The statute before us differs from the statutes or several other states which have sought to restrict filling stations from advertising their product in that those statutes endeavored to bar all advertising of prices save upon the very small signs permitted on the pumps, whereas our statute permits such additional prices signs but only if they spell out the saving. However, the principle applied in holding such statutes unconstitutional is equally applicable here. The cases all proceed on the theory that such additional signs have no detrimental effect upon, and bear no reasonable relation whatsoever to, public safety, health, morals or welfare. State v. Miller, 1940, 126 Conn. 373, 12 A.2d 192; Regal Oil Co. v. State, 1939, 123 N.J.L. 456, 10 A.2d 495; Levy v. City of Pontiac, 331 Mich. 100, 49 N.W.2d 80; cf. People v. Mestichelli, 1939, Cty.Mag.Ct., 18 N.Y.S.2d 406; Alabama Independent Serv. Station Ass'n v. McDowell, 242 Ala. 424, 6 So.2d 502; State v. Hobson, Del. 1951, 83 A.2d 846. Views contrary to those reached by the Connecticut, New Jersey and Michigan courts are those of Massachusetts and New York. Slome v. Godley, 304 Mass. 187, 23 N.E.2d 133; Merit Oil Co. v. Director of Division of Necessaries of Life, 319 Mass. 301, 65 N.E.2d 529, and People v. Arlen Service Stations, 284 N.Y. 340, 31 N.E.2d 184.

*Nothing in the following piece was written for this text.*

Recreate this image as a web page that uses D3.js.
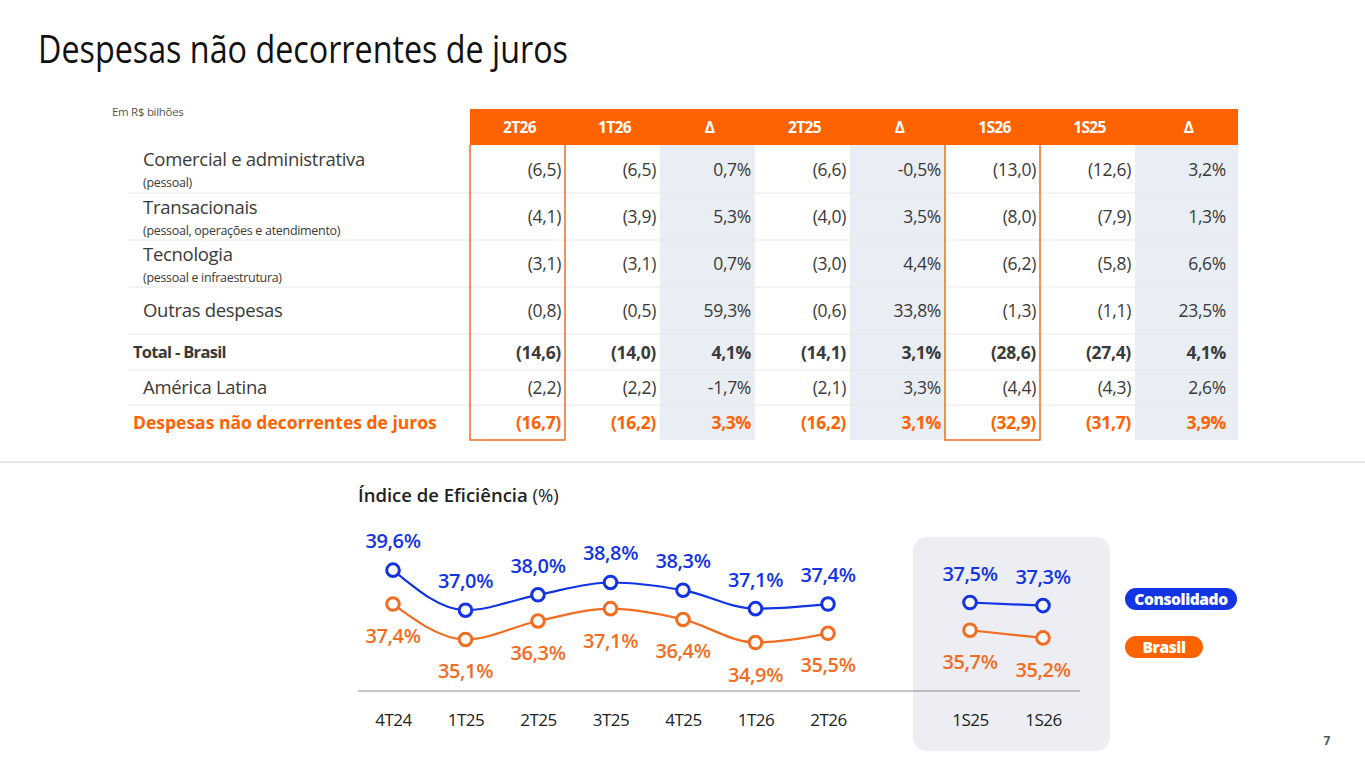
<!DOCTYPE html>
<html>
<head>
<meta charset="utf-8">
<script src="https://cdn.jsdelivr.net/npm/d3@7"></script>
<style>
  html, body { margin: 0; padding: 0; background: #fff; }
  svg { display: block; font-family: 'Open Sans', 'Noto Sans', sans-serif; }
</style>
</head>
<body>
<svg id="slide" width="1365" height="768"></svg>
<script>
// tabela
const columns = ['2T26', '1T26', 'Δ', '2T25', 'Δ', '1S26', '1S25', 'Δ']
const rowLabels = ['Comercial e administrativa', 'Transacionais', 'Tecnologia', 'Outras despesas', 'Total - Brasil', 'América Latina', 'Despesas não decorrentes de juros']
const rowNotes = ['(pessoal)', '(pessoal, operações e atendimento)', '(pessoal e infraestrutura)', '', '', '', '']
const tableValues = [
  ['(6,5)', '(6,5)', '0,7%', '(6,6)', '-0,5%', '(13,0)', '(12,6)', '3,2%'],
  ['(4,1)', '(3,9)', '5,3%', '(4,0)', '3,5%', '(8,0)', '(7,9)', '1,3%'],
  ['(3,1)', '(3,1)', '0,7%', '(3,0)', '4,4%', '(6,2)', '(5,8)', '6,6%'],
  ['(0,8)', '(0,5)', '59,3%', '(0,6)', '33,8%', '(1,3)', '(1,1)', '23,5%'],
  ['(14,6)', '(14,0)', '4,1%', '(14,1)', '3,1%', '(28,6)', '(27,4)', '4,1%'],
  ['(2,2)', '(2,2)', '-1,7%', '(2,1)', '3,3%', '(4,4)', '(4,3)', '2,6%'],
  ['(16,7)', '(16,2)', '3,3%', '(16,2)', '3,1%', '(32,9)', '(31,7)', '3,9%']
]

// índice de eficiência
const quarters = ['4T24', '1T25', '2T25', '3T25', '4T25', '1T26', '2T26']
const consolidadoQ = [39.6, 37.0, 38.0, 38.8, 38.3, 37.1, 37.4]
const brasilQ = [37.4, 35.1, 36.3, 37.1, 36.4, 34.9, 35.5]
const semesters = ['1S25', '1S26']
const consolidadoS = [37.5, 37.3]
const brasilS = [35.7, 35.2]

const ORANGE = '#ff6200'
const LINE_ORANGE = '#f26d21'
const BLUE = '#1234e2'
const TEXT = '#3a3a3a'
const GREY_COL = '#e9edf4'

const svg = d3.select('#slide')
const fmt = v => d3.format('.1f')(v).replace('.', ',') + '%'

// titulo
svg.append('text')
  .attr('x', 38).attr('y', 63)
  .attr('textLength', 530).attr('lengthAdjust', 'spacingAndGlyphs')
  .style('font-size', '38px').style('fill', '#111')
  .text('Despesas não decorrentes de juros')

svg.append('text')
  .attr('x', 112).attr('y', 116)
  .style('font-size', '11.5px').style('fill', '#555').style('letter-spacing', '-0.3px')
  .text('Em R$ bilhões')

// ---- tabela ----
const rowHeights = [48, 47, 47, 47, 36, 35, 35]
const tableTop = 145
const tableLeft = 470
const tableRight = 1238
const rowTops = rowHeights.reduce((acc, h, i) => { acc.push(i ? acc[i - 1] + rowHeights[i - 1] : tableTop); return acc }, [])
const tableBottom = tableTop + d3.sum(rowHeights)

// a última coluna se estende até a borda da tabela
const colX = d3.scaleBand().domain(d3.range(columns.length)).range([tableLeft, 1230])
const colW = i => i === columns.length - 1 ? tableRight - colX(i) : colX.bandwidth()

// fundo cinza das colunas Δ
columns.forEach((c, i) => {
  if (c === 'Δ') {
    svg.append('rect')
      .attr('x', colX(i)).attr('y', tableTop)
      .attr('width', colW(i)).attr('height', tableBottom - tableTop)
      .style('fill', GREY_COL)
  }
})

// linhas separadoras
rowTops.slice(1).forEach(y => {
  svg.append('line')
    .attr('x1', 128).attr('x2', tableRight).attr('y1', y).attr('y2', y)
    .style('stroke', '#e8e8e8').style('stroke-width', 1)
})

// cabeçalho
svg.append('rect')
  .attr('x', tableLeft).attr('y', 109).attr('width', tableRight - tableLeft).attr('height', tableTop - 109)
  .style('fill', ORANGE)
svg.selectAll('.col-head').data(columns).enter().append('text')
  .attr('class', 'col-head')
  .attr('x', (d, i) => colX(i) + colW(i) / 2 + 2)
  .attr('y', 133)
  .attr('text-anchor', 'middle')
  .style('fill', '#fff').style('font-size', '15.5px').style('font-weight', 700)
  .style('letter-spacing', '-0.6px')
  .text(d => d)

// molduras laranja (2T26 e 1S26)
;[0, 5].forEach(i => {
  const x0 = colX(i), x1 = colX(i) + colX.bandwidth()
  svg.append('path')
    .attr('d', `M${x0},${tableTop}V${tableBottom}H${x1}V${tableTop}`)
    .style('fill', 'none').style('stroke', LINE_ORANGE).style('stroke-width', 1.5)
})

// rótulos e valores
rowLabels.forEach((label, r) => {
  const top = rowTops[r]
  const mid = top + rowHeights[r] / 2
  const isTotal = r === 4
  const isFinal = r === 6
  const color = isFinal ? ORANGE : TEXT
  const weight = (isTotal || isFinal) ? 700 : 400
  const hasNote = rowNotes[r] !== ''
  const lx = (isTotal || isFinal) ? 133 : 143

  svg.append('text')
    .attr('x', lx).attr('y', hasNote ? top + 21 : mid + 6)
    .style('font-size', isFinal ? '17.5px' : isTotal ? '16.5px' : '18.5px')
    .style('font-weight', weight).style('fill', color)
    .style('letter-spacing', isFinal ? '0px' : isTotal ? '-0.7px' : '-0.3px')
    .text(label)
  if (hasNote) {
    svg.append('text')
      .attr('x', 143).attr('y', top + 42)
      .style('font-size', '12.5px').style('fill', TEXT).style('letter-spacing', '-0.3px')
      .text(rowNotes[r])
  }
  tableValues[r].forEach((v, c) => {
    svg.append('text')
      .attr('x', colX(c) + colX.bandwidth() - 4)
      .attr('y', mid + 6.5)
      .attr('text-anchor', 'end')
      .style('font-size', '17.5px').style('font-weight', weight).style('fill', color)
      .style('letter-spacing', '-0.3px')
      .text(v)
  })
})

// separador horizontal
svg.append('line')
  .attr('x1', 0).attr('x2', 1365).attr('y1', 462).attr('y2', 462)
  .style('stroke', '#cfcfcf').style('stroke-width', 1)

// ---- índice de eficiência ----
const chartTitle = svg.append('text').attr('x', 358).attr('y', 502)
  .style('font-size', '18.5px').style('fill', '#222')
chartTitle.append('tspan').style('font-weight', 600).text('Índice de Eficiência ')
chartTitle.append('tspan').style('font-weight', 400).text('(%)')

// caixa dos semestres
svg.append('rect')
  .attr('x', 913).attr('y', 537).attr('width', 197).attr('height', 214)
  .attr('rx', 14)
  .style('fill', '#eceef3')

const xQ = d3.scalePoint().domain(quarters).range([393, 828])
const xS = d3.scalePoint().domain(semesters).range([970, 1043])
const y = d3.scaleLinear().domain([34, 40]).range([656.4, 564])

svg.append('line')
  .attr('x1', 358).attr('x2', 1080).attr('y1', 691).attr('y2', 691)
  .style('stroke', '#8a8a8a').style('stroke-width', 1)

const axisQ = d3.axisBottom(xQ).tickSize(0).tickPadding(0)
const axisS = d3.axisBottom(xS).tickSize(0).tickPadding(0)
;[axisQ, axisS].forEach(ax => {
  const g = svg.append('g').attr('transform', 'translate(0,726)').call(ax)
  g.select('.domain').remove()
  g.selectAll('text')
    .attr('dy', 0)
    .style('font-family', "'Open Sans', sans-serif")
    .style('font-size', '17px').style('fill', '#222').style('letter-spacing', '-0.5px')
})

function drawSeries (labels, xs, values, color, curve, above) {
  const pts = values.map((v, i) => ({ x: xs(labels[i]), y: y(v), v }))
  const line = d3.line().x(d => d.x).y(d => d.y).curve(curve)
  svg.append('path')
    .datum(pts)
    .attr('d', line)
    .style('fill', 'none').style('stroke', color).style('stroke-width', 2.2)
  svg.selectAll(null).data(pts).enter().append('circle')
    .attr('cx', d => d.x).attr('cy', d => d.y).attr('r', 6.3)
    .style('fill', '#fff').style('stroke', color).style('stroke-width', 3)
  svg.selectAll(null).data(pts).enter().append('text')
    .attr('x', d => d.x)
    .attr('y', d => above ? d.y - 22 : d.y + 39)
    .attr('text-anchor', 'middle')
    .style('font-size', '20px').style('font-weight', 600).style('fill', color)
    .style('letter-spacing', '-0.4px')
    .text(d => fmt(d.v))
}

drawSeries(quarters, xQ, consolidadoQ, BLUE, d3.curveMonotoneX, true)
drawSeries(quarters, xQ, brasilQ, LINE_ORANGE, d3.curveMonotoneX, false)
drawSeries(semesters, xS, consolidadoS, BLUE, d3.curveLinear, true)
drawSeries(semesters, xS, brasilS, LINE_ORANGE, d3.curveLinear, false)

// legenda
const legend = [
  { name: 'Consolidado', color: BLUE, y: 588, w: 112 },
  { name: 'Brasil', color: ORANGE, y: 636, w: 78 }
]
legend.forEach(l => {
  svg.append('rect')
    .attr('x', 1125).attr('y', l.y).attr('width', l.w).attr('height', 22).attr('rx', 11)
    .style('fill', l.color)
  svg.append('text')
    .attr('x', 1125 + l.w / 2).attr('y', l.y + 16.5)
    .attr('text-anchor', 'middle')
    .style('font-size', '15.5px').style('font-weight', 800).style('fill', '#fff')
    .style('letter-spacing', '-0.4px')
    .text(l.name)
})

// número da página
svg.append('text')
  .attr('x', 1327).attr('y', 745)
  .attr('text-anchor', 'middle')
  .style('font-size', '12px').style('font-weight', 700).style('fill', '#555')
  .text('7')
</script>
</body>
</html>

As in our view the act is unconstitutional as applied to the signs here involved the judgment appealed from should be and it is reversed.


1.  Business & Professions Code, § 20880: ‘(a) No person shall keep, maintain or display on or near the premises of any place of business in this State any advertising medium, which indicates or shows or advertises the price of gasoline or other motor vehicle fuel sold, offered for sale or advertised for sale from such premises, unless the actual price per gallon of gasoline or other motor vehicle fuel, including taxes, is also shown on such advertising medium, together with the word or words ‘gasoline’ or ‘motor fuel’ and the trade name or brand of the gasoline or other motor vehicle fuel product advertised for sale by such advertising medium.‘(b) No person offering for sale or selling any gasoline or motor vehicle fuel from any place of business in the State of California shall post or display a sign or statement or other advertising medium * * * using the words ‘save,’ * * *, or a word or words of similar meaning or other phraseology indicating a reduced price, unless there is posted and displayed in letters of equal size and as part of the same sign, statement, or other advertising medium, the total price, including all taxes, at which gasoline or motor vehicle fuel is being sold or offered for sale, designating the price for each brand or trade name of gasoline or motor vehicle fuel being sold or offered for sale.‘The size of the letters, words, figures or numerals used for the purpose of indicating or showing the total price per gallon, including all taxes, shall be of a size as provided under the provisions of Section 20883 of this article.‘(c) Nothing in this article shall be construed to apply to the price signs referred to in Article 6 of this chapter.’ (i. e., referring to price signs on pumps.)Sec. 20881: ‘If gasoline or other motor vehicle fuel is offered for sale or advertised for sale from the premises of any place of business in this State, but not under any trade name or brand name, then the words ‘no brand’ shall be used and designated on the advertising medium.'Sec. 20883: ‘All letters, words, figures or numerals used on the advertising medium referred to in this article for the purpose of indicating or showing prices of gasoline or other motor vehicle fuel sold or advertised for sale shall be uniform in size and shall be not more than twice the size of the letters, figures or numerals used to designate the brand name, or the words ‘no brand.”

HANSON, Justice pro tem.

WHITE, P. J., and DRAPEAU, J., concur.